_Given data_.
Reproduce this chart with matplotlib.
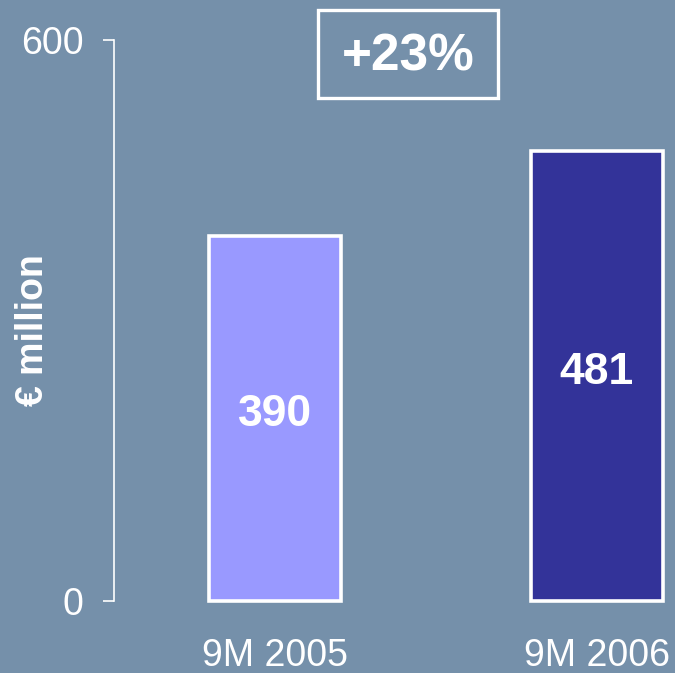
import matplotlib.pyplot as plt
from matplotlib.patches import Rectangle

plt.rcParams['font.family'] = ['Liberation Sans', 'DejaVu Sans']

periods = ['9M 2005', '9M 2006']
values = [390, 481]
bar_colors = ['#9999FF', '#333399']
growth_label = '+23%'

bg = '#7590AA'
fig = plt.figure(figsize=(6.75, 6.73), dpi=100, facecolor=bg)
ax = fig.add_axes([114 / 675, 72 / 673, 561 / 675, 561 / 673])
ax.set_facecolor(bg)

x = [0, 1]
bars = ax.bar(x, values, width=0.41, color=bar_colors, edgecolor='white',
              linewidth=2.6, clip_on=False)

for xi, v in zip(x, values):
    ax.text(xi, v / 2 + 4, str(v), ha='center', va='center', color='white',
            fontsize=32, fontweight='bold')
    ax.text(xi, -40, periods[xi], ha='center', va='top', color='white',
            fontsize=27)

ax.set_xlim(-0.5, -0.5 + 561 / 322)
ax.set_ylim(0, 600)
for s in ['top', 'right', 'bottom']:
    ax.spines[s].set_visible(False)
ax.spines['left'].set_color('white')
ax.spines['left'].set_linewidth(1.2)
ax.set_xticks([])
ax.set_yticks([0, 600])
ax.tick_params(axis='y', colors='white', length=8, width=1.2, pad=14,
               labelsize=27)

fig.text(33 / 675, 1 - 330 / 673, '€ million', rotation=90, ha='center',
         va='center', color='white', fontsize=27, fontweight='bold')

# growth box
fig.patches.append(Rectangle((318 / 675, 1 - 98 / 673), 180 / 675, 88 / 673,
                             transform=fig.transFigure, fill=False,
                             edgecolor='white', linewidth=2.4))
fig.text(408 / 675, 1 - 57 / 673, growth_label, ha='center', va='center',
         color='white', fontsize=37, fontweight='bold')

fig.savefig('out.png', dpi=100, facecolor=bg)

_Exercise details_. Leave out the pictures. Transcribe only the lines above, from the first through the one that contains "fontsize=27)".

_Solution below_.
Reproduce this chart with matplotlib.
import matplotlib.pyplot as plt
from matplotlib.patches import Rectangle

plt.rcParams['font.family'] = ['Liberation Sans', 'DejaVu Sans']

periods = ['9M 2005', '9M 2006']
values = [390, 481]
bar_colors = ['#9999FF', '#333399']
growth_label = '+23%'

bg = '#7590AA'
fig = plt.figure(figsize=(6.75, 6.73), dpi=100, facecolor=bg)
ax = fig.add_axes([114 / 675, 72 / 673, 561 / 675, 561 / 673])
ax.set_facecolor(bg)

x = [0, 1]
bars = ax.bar(x, values, width=0.41, color=bar_colors, edgecolor='white',
              linewidth=2.6, clip_on=False)

for xi, v in zip(x, values):
    ax.text(xi, v / 2 + 4, str(v), ha='center', va='center', color='white',
            fontsize=32, fontweight='bold')
    ax.text(xi, -40, periods[xi], ha='center', va='top', color='white',
            fontsize=27)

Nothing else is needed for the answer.